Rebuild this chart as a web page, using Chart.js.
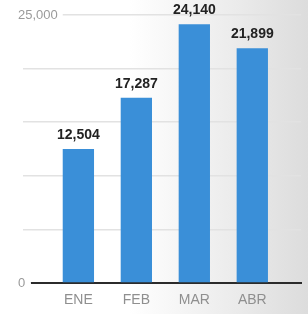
<!DOCTYPE html>
<html>
<head>
<meta charset="utf-8">
<script src="https://cdn.jsdelivr.net/npm/chart.js@4"></script>
<style>
  html, body { margin: 0; padding: 0; }
  body {
    width: 308px; height: 314px; overflow: hidden;
    background: linear-gradient(to right, #ffffff 0%, #ffffff 42%, #ececec 75%, #dcdcdc 100%);
  }
  #wrap { position: relative; width: 308px; height: 314px; }
</style>
</head>
<body>
<div id="wrap"><canvas id="ventasChart"></canvas></div>
<script>
const meses = ["ENE", "FEB", "MAR", "ABR"];
const ventas = [12504, 17287, 24140, 21899];
const ticksY = [0, 25000];

const fuente = "'Liberation Sans', Arial, sans-serif";

// etiquetas de valor encima de cada barra
const valorArriba = {
  id: "valorArriba",
  afterDatasetsDraw(chart) {
    const { ctx } = chart;
    const meta = chart.getDatasetMeta(0);
    ctx.save();
    ctx.font = "bold 14px " + fuente;
    ctx.fillStyle = "#222";
    ctx.textAlign = "center";
    ctx.textBaseline = "bottom";
    meta.data.forEach((bar, i) => {
      ctx.fillText(ventas[i].toLocaleString("en-US"), bar.x, bar.y - 7);
    });
    ctx.restore();
  }
};

const ctx = document.getElementById("ventasChart");
new Chart(ctx, {
  type: "bar",
  data: {
    datasets: [{
      data: ventas.map((v, i) => ({ x: i, y: v })),
      backgroundColor: "#3a8fd8",
      categoryPercentage: 0.6,
      barPercentage: 0.9
    }]
  },
  options: {
    responsive: true,
    maintainAspectRatio: false,
    animation: false,
    layout: { padding: { left: 18, right: 7, top: 15, bottom: 3 } },
    plugins: { legend: { display: false }, tooltip: { enabled: false } },
    scales: {
      x: {
        type: "linear",
        offset: false,
        min: -0.8,
        max: 3.84,
        afterBuildTicks: (scale) => { scale.ticks = meses.map((_, i) => ({ value: i })); },
        afterFit: (scale) => { scale.height = 28; },
        ticks: {
          callback: (v) => meses[v],
          color: "#8f8f8f",
          font: { family: fuente, size: 14 },
          padding: 9,
          maxRotation: 0
        },
        grid: { display: false, drawTicks: false },
        border: { color: "#2b2b2b", width: 2 }
      },
      y: {
        min: 0,
        max: 25000,
        ticks: {
          stepSize: 5000,
          callback: (v) => ticksY.includes(v) ? v.toLocaleString("en-US") : "",
          color: "#9a9a9a",
          font: { family: fuente, size: 13 },
          mirror: true,
          crossAlign: "near",
          padding: -14,
          showLabelBackdrop: true,
          backdropColor: "#ffffff",
          backdropPadding: { left: 1, right: 5, top: 0, bottom: 0 }
        },
        afterFit: (scale) => { scale.width = 14; },
        grid: { color: "#e2e2e2", lineWidth: 1.5, tickLength: 12 },
        border: { display: false }
      }
    }
  },
  plugins: [valorArriba]
});
</script>
</body>
</html>
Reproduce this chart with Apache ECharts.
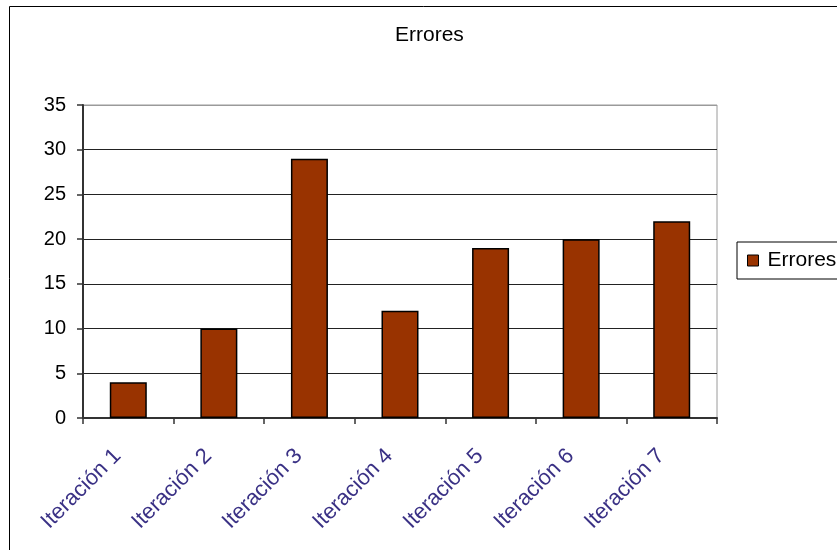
<!DOCTYPE html>
<html>
<head>
<meta charset="utf-8">
<script src="https://cdn.jsdelivr.net/npm/echarts@6/dist/echarts.min.js"></script>
<style>
  html, body { margin: 0; padding: 0; background: #fff; }
  #chart { width: 837px; height: 550px; }
</style>
</head>
<body>
<div id="chart"></div>
<script>
// Errors found in each iteration
const categories = ['Iteración 1', 'Iteración 2', 'Iteración 3', 'Iteración 4', 'Iteración 5', 'Iteración 6', 'Iteración 7'];
const errores = [4, 10, 29, 12, 19, 20, 22];
const seriesName = 'Errores';
const titleText = 'Errores';

const FONT = '"Liberation Sans", Arial, sans-serif';

const chart = echarts.init(document.getElementById('chart'), null, { renderer: 'canvas' });

chart.setOption({
  animation: false,
  backgroundColor: '#ffffff',
  title: {
    text: titleText,
    left: 395,
    top: 25,
    padding: 0,
    textStyle: { fontFamily: FONT, fontSize: 21, fontWeight: 'normal', color: '#000' }
  },
  legend: {
    data: [seriesName],
    left: 737,
    top: 242,
    padding: [8, 10, 8, 10],
    borderColor: '#000',
    borderWidth: 1,
    itemWidth: 11,
    itemHeight: 11,
    icon: 'rect',
    itemStyle: { borderColor: '#000', borderWidth: 1 },
    textStyle: { fontFamily: FONT, fontSize: 21, color: '#000', padding: [0, 0, 0, 4] }
  },
  grid: {
    left: 83,
    right: 120,
    top: 105,
    bottom: 132,
    show: true,
    borderColor: '#9a9a9a',
    borderWidth: 1,
    containLabel: false
  },
  xAxis: {
    type: 'category',
    data: categories,
    boundaryGap: true,
    axisLine: { show: true, lineStyle: { color: '#333', width: 2 } },
    axisTick: { show: true, inside: false, length: 6, lineStyle: { color: '#333', width: 1.5 } },
    axisLabel: {
      rotate: 45,
      margin: 24,
      padding: [0, 15, 0, 0],
      fontFamily: FONT,
      fontSize: 22,
      color: '#3a3185'
    },
    splitLine: { show: false }
  },
  yAxis: {
    type: 'value',
    min: 0,
    max: 35,
    interval: 5,
    axisLine: { show: true, lineStyle: { color: '#333', width: 2 } },
    axisTick: { show: true, inside: false, length: 6, lineStyle: { color: '#333', width: 1.5 } },
    axisLabel: { fontFamily: FONT, fontSize: 20, color: '#000', margin: 17 },
    splitLine: {
      show: true,
      lineStyle: { color: ['#222', '#222', '#222', '#222', '#222', '#222', '#222', '#9a9a9a'], width: 1 }
    }
  },
  series: [{
    name: seriesName,
    type: 'bar',
    data: errores,
    barWidth: 37,
    itemStyle: { color: '#993300', borderColor: '#000', borderWidth: 1.5 }
  }],
  graphic: [{
    type: 'rect',
    shape: { x: 9.5, y: 6.5, width: 900, height: 600 },
    style: { fill: 'none', stroke: '#000', lineWidth: 1 },
    silent: true,
    z: -1
  }]
});
</script>
</body>
</html>
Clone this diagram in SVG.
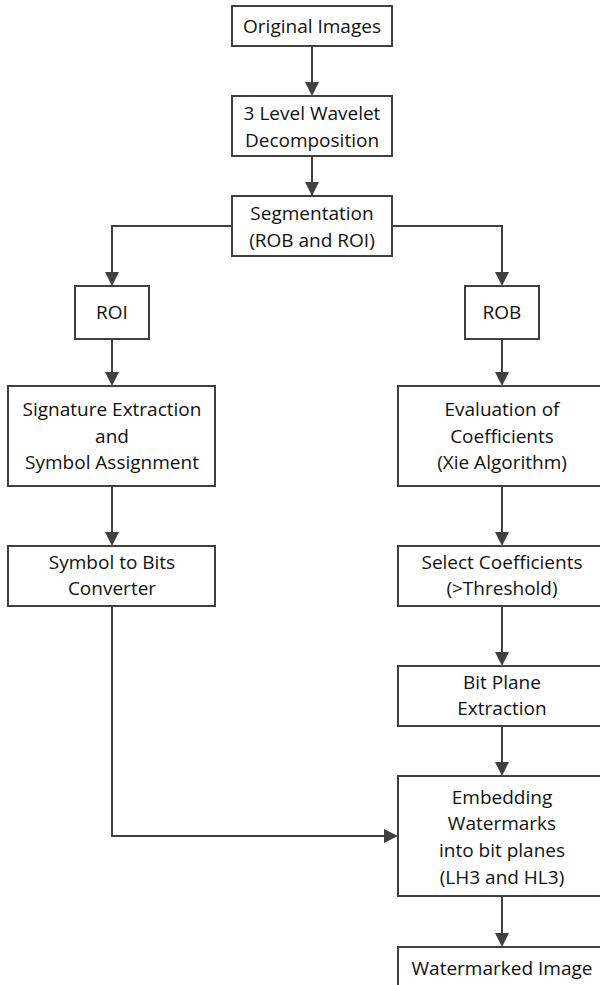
<svg xmlns="http://www.w3.org/2000/svg" width="600" height="985" viewBox="0 0 600 985">
<style>
.box{fill:#ffffff;stroke:#404040;stroke-width:2}
.lbl{font-family:"Open Sans","Liberation Sans",sans-serif;font-size:19px;fill:#111111;text-anchor:middle}
.con{fill:none;stroke:#404040;stroke-width:2;marker-end:url(#ah)}
</style>
<defs>
<marker id="ah" markerUnits="userSpaceOnUse" markerWidth="14" markerHeight="14" viewBox="0 0 14 14" refX="10" refY="7" orient="auto">
<path d="M0,0 L14,7 L0,14 z" fill="#404040"/>
</marker>
</defs>
<rect width="600" height="985" fill="#ffffff"/>
<g id="connectors">
<path class="con" d="M312,46 L312,92"/>
<path class="con" d="M312,156 L312,192"/>
<path class="con" d="M232,226 L112,226 L112,282"/>
<path class="con" d="M392,226 L502,226 L502,282"/>
<path class="con" d="M112,339 L112,382"/>
<path class="con" d="M112,486 L112,542"/>
<path class="con" d="M502,339 L502,382"/>
<path class="con" d="M502,486 L502,542"/>
<path class="con" d="M502,606 L502,662"/>
<path class="con" d="M502,726 L502,772"/>
<path class="con" d="M112,606 L112,836 L394,836"/>
<path class="con" d="M502,896 L502,943"/>
</g>
<g id="n1"><rect class="box" x="232" y="6" width="160" height="40"/><text class="lbl" x="312" y="33">Original Images</text></g>
<g id="n2"><rect class="box" x="232" y="96" width="160" height="60"/><text class="lbl" x="312" y="120">3 Level Wavelet</text><text class="lbl" x="312" y="147">Decomposition</text></g>
<g id="n3"><rect class="box" x="232" y="196" width="160" height="60"/><text class="lbl" x="312" y="220">Segmentation</text><text class="lbl" x="312" y="247">(ROB and ROI)</text></g>
<g id="n4"><rect class="box" x="75" y="286" width="74" height="53"/><text class="lbl" x="112" y="319">ROI</text></g>
<g id="n5"><rect class="box" x="465" y="286" width="74" height="53"/><text class="lbl" x="502" y="319">ROB</text></g>
<g id="n6"><rect class="box" x="8" y="386" width="207" height="100"/><text class="lbl" x="112" y="416">Signature Extraction</text><text class="lbl" x="112" y="443">and</text><text class="lbl" x="112" y="469">Symbol Assignment</text></g>
<g id="n7"><rect class="box" x="8" y="546" width="207" height="60"/><text class="lbl" x="112" y="569">Symbol to Bits</text><text class="lbl" x="112" y="595">Converter</text></g>
<g id="n8"><rect class="box" x="398" y="386" width="208" height="100"/><text class="lbl" x="502" y="416">Evaluation of</text><text class="lbl" x="502" y="443">Coefficients</text><text class="lbl" x="502" y="469">(Xie Algorithm)</text></g>
<g id="n9"><rect class="box" x="398" y="546" width="208" height="60"/><text class="lbl" x="502" y="569">Select Coefficients</text><text class="lbl" x="502" y="595">(&gt;Threshold)</text></g>
<g id="n10"><rect class="box" x="398" y="666" width="208" height="60"/><text class="lbl" x="502" y="689">Bit Plane</text><text class="lbl" x="502" y="715">Extraction</text></g>
<g id="n11"><rect class="box" x="398" y="776" width="208" height="120"/><text class="lbl" x="502" y="804">Embedding</text><text class="lbl" x="502" y="830">Watermarks</text><text class="lbl" x="502" y="857">into bit planes</text><text class="lbl" x="502" y="884">(LH3 and HL3)</text></g>
<g id="n12"><rect class="box" x="398" y="947" width="208" height="50"/><text class="lbl" x="502" y="975">Watermarked Image</text></g>
</svg>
# # # # # # #
◆ Objective: Copy every line of the records above that contains "this".

◆ Task answer:
Rebuild this chart as a web page, using Chart.js.
Reproduce this chart with Apache ECharts.
Clone this diagram in SVG.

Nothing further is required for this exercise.